◆ The task
Reproduce this listing in full.
═══ Supplied information
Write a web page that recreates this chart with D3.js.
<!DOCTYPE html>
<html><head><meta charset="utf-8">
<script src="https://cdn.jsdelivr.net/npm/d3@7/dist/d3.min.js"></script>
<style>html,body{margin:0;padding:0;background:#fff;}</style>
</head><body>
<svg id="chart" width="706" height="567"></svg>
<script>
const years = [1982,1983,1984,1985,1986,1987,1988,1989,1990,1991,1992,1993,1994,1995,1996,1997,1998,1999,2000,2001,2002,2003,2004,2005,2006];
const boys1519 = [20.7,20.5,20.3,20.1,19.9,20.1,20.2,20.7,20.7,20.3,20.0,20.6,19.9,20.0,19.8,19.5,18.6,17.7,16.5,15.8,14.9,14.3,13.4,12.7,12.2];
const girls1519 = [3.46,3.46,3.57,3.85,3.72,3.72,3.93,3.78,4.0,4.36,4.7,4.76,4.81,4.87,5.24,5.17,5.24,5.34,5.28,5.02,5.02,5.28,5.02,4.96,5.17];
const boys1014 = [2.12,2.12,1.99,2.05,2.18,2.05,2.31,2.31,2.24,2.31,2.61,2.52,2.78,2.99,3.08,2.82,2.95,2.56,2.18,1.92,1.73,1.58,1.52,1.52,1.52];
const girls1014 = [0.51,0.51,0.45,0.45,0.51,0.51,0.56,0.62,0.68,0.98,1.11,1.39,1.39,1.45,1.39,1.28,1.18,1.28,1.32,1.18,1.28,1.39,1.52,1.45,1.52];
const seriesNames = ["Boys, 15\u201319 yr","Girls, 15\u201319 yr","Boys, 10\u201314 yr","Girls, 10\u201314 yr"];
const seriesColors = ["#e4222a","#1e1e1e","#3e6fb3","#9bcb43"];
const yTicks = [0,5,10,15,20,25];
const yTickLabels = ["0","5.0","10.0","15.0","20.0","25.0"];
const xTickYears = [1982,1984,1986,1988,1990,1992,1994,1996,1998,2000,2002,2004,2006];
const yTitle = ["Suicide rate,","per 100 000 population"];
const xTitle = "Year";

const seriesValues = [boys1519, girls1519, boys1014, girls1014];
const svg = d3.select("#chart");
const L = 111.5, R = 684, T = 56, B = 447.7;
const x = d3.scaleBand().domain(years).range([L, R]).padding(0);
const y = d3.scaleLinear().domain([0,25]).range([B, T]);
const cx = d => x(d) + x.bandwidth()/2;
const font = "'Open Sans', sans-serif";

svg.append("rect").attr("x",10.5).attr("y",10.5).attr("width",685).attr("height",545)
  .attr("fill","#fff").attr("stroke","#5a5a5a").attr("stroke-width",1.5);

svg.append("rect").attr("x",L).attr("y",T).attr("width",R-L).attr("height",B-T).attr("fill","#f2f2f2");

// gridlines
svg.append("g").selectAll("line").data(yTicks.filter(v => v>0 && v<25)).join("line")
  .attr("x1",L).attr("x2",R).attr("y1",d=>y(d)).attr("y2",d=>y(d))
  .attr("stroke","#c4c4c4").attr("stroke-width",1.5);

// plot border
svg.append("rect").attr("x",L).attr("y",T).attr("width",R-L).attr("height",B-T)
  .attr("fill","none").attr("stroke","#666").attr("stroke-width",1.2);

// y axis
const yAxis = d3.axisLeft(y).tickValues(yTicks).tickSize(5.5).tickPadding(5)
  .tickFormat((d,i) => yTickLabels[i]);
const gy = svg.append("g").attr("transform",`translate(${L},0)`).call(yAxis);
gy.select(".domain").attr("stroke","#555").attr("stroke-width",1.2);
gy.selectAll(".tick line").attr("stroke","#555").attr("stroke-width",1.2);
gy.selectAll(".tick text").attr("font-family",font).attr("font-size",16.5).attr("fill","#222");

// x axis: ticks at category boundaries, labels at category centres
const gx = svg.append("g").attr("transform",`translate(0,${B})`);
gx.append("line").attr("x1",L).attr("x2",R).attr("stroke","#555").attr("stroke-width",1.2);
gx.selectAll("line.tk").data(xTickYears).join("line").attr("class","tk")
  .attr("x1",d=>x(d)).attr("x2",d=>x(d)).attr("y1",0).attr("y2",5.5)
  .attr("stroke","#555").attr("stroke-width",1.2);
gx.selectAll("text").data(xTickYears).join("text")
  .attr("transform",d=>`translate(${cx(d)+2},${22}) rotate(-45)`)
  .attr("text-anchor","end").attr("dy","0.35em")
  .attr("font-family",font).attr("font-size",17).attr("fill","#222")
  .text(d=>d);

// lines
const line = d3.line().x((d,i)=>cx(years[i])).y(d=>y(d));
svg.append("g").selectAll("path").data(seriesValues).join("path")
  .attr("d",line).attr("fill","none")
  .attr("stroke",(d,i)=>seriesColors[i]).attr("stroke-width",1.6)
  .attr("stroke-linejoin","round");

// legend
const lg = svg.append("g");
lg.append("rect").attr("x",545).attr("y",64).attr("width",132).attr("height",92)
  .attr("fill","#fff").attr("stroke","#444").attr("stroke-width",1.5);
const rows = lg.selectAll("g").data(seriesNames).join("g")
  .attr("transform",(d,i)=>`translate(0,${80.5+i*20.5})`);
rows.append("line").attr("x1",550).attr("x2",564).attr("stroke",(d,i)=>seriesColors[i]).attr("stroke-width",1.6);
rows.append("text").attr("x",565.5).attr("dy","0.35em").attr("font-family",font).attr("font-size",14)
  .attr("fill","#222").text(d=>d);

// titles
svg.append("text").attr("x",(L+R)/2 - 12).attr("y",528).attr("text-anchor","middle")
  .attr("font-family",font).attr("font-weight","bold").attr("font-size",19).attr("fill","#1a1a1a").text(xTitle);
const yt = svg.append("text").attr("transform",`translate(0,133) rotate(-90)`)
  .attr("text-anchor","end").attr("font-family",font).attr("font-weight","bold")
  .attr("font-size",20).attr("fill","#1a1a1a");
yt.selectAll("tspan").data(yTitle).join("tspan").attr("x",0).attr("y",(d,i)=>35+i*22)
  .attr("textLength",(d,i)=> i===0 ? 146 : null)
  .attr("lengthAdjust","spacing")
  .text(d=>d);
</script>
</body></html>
══════
◆ Answer in full
Write a web page that recreates this chart with D3.js.
<!DOCTYPE html>
<html><head><meta charset="utf-8">
<script src="https://cdn.jsdelivr.net/npm/d3@7/dist/d3.min.js"></script>
<style>html,body{margin:0;padding:0;background:#fff;}</style>
</head><body>
<svg id="chart" width="706" height="567"></svg>
<script>
const years = [1982,1983,1984,1985,1986,1987,1988,1989,1990,1991,1992,1993,1994,1995,1996,1997,1998,1999,2000,2001,2002,2003,2004,2005,2006];
const boys1519 = [20.7,20.5,20.3,20.1,19.9,20.1,20.2,20.7,20.7,20.3,20.0,20.6,19.9,20.0,19.8,19.5,18.6,17.7,16.5,15.8,14.9,14.3,13.4,12.7,12.2];
const girls1519 = [3.46,3.46,3.57,3.85,3.72,3.72,3.93,3.78,4.0,4.36,4.7,4.76,4.81,4.87,5.24,5.17,5.24,5.34,5.28,5.02,5.02,5.28,5.02,4.96,5.17];
const boys1014 = [2.12,2.12,1.99,2.05,2.18,2.05,2.31,2.31,2.24,2.31,2.61,2.52,2.78,2.99,3.08,2.82,2.95,2.56,2.18,1.92,1.73,1.58,1.52,1.52,1.52];
const girls1014 = [0.51,0.51,0.45,0.45,0.51,0.51,0.56,0.62,0.68,0.98,1.11,1.39,1.39,1.45,1.39,1.28,1.18,1.28,1.32,1.18,1.28,1.39,1.52,1.45,1.52];
const seriesNames = ["Boys, 15\u201319 yr","Girls, 15\u201319 yr","Boys, 10\u201314 yr","Girls, 10\u201314 yr"];
const seriesColors = ["#e4222a","#1e1e1e","#3e6fb3","#9bcb43"];
const yTicks = [0,5,10,15,20,25];
const yTickLabels = ["0","5.0","10.0","15.0","20.0","25.0"];
const xTickYears = [1982,1984,1986,1988,1990,1992,1994,1996,1998,2000,2002,2004,2006];
const yTitle = ["Suicide rate,","per 100 000 population"];
const xTitle = "Year";

const seriesValues = [boys1519, girls1519, boys1014, girls1014];
const svg = d3.select("#chart");
const L = 111.5, R = 684, T = 56, B = 447.7;
const x = d3.scaleBand().domain(years).range([L, R]).padding(0);
const y = d3.scaleLinear().domain([0,25]).range([B, T]);
const cx = d => x(d) + x.bandwidth()/2;
const font = "'Open Sans', sans-serif";

svg.append("rect").attr("x",10.5).attr("y",10.5).attr("width",685).attr("height",545)
  .attr("fill","#fff").attr("stroke","#5a5a5a").attr("stroke-width",1.5);

svg.append("rect").attr("x",L).attr("y",T).attr("width",R-L).attr("height",B-T).attr("fill","#f2f2f2");

// gridlines
svg.append("g").selectAll("line").data(yTicks.filter(v => v>0 && v<25)).join("line")
  .attr("x1",L).attr("x2",R).attr("y1",d=>y(d)).attr("y2",d=>y(d))
  .attr("stroke","#c4c4c4").attr("stroke-width",1.5);

// plot border
svg.append("rect").attr("x",L).attr("y",T).attr("width",R-L).attr("height",B-T)
  .attr("fill","none").attr("stroke","#666").attr("stroke-width",1.2);

// y axis
const yAxis = d3.axisLeft(y).tickValues(yTicks).tickSize(5.5).tickPadding(5)
  .tickFormat((d,i) => yTickLabels[i]);
const gy = svg.append("g").attr("transform",`translate(${L},0)`).call(yAxis);
gy.select(".domain").attr("stroke","#555").attr("stroke-width",1.2);
gy.selectAll(".tick line").attr("stroke","#555").attr("stroke-width",1.2);
gy.selectAll(".tick text").attr("font-family",font).attr("font-size",16.5).attr("fill","#222");

// x axis: ticks at category boundaries, labels at category centres
const gx = svg.append("g").attr("transform",`translate(0,${B})`);
gx.append("line").attr("x1",L).attr("x2",R).attr("stroke","#555").attr("stroke-width",1.2);
gx.selectAll("line.tk").data(xTickYears).join("line").attr("class","tk")
  .attr("x1",d=>x(d)).attr("x2",d=>x(d)).attr("y1",0).attr("y2",5.5)
  .attr("stroke","#555").attr("stroke-width",1.2);
gx.selectAll("text").data(xTickYears).join("text")
  .attr("transform",d=>`translate(${cx(d)+2},${22}) rotate(-45)`)
  .attr("text-anchor","end").attr("dy","0.35em")
  .attr("font-family",font).attr("font-size",17).attr("fill","#222")
  .text(d=>d);

// lines
const line = d3.line().x((d,i)=>cx(years[i])).y(d=>y(d));
svg.append("g").selectAll("path").data(seriesValues).join("path")
  .attr("d",line).attr("fill","none")
  .attr("stroke",(d,i)=>seriesColors[i]).attr("stroke-width",1.6)
  .attr("stroke-linejoin","round");

// legend
const lg = svg.append("g");
lg.append("rect").attr("x",545).attr("y",64).attr("width",132).attr("height",92)
  .attr("fill","#fff").attr("stroke","#444").attr("stroke-width",1.5);
const rows = lg.selectAll("g").data(seriesNames).join("g")
  .attr("transform",(d,i)=>`translate(0,${80.5+i*20.5})`);
rows.append("line").attr("x1",550).attr("x2",564).attr("stroke",(d,i)=>seriesColors[i]).attr("stroke-width",1.6);
rows.append("text").attr("x",565.5).attr("dy","0.35em").attr("font-family",font).attr("font-size",14)
  .attr("fill","#222").text(d=>d);

// titles
svg.append("text").attr("x",(L+R)/2 - 12).attr("y",528).attr("text-anchor","middle")
  .attr("font-family",font).attr("font-weight","bold").attr("font-size",19).attr("fill","#1a1a1a").text(xTitle);
const yt = svg.append("text").attr("transform",`translate(0,133) rotate(-90)`)
  .attr("text-anchor","end").attr("font-family",font).attr("font-weight","bold")
  .attr("font-size",20).attr("fill","#1a1a1a");
yt.selectAll("tspan").data(yTitle).join("tspan").attr("x",0).attr("y",(d,i)=>35+i*22)
  .attr("textLength",(d,i)=> i===0 ? 146 : null)
  .attr("lengthAdjust","spacing")
  .text(d=>d);
</script>
</body></html>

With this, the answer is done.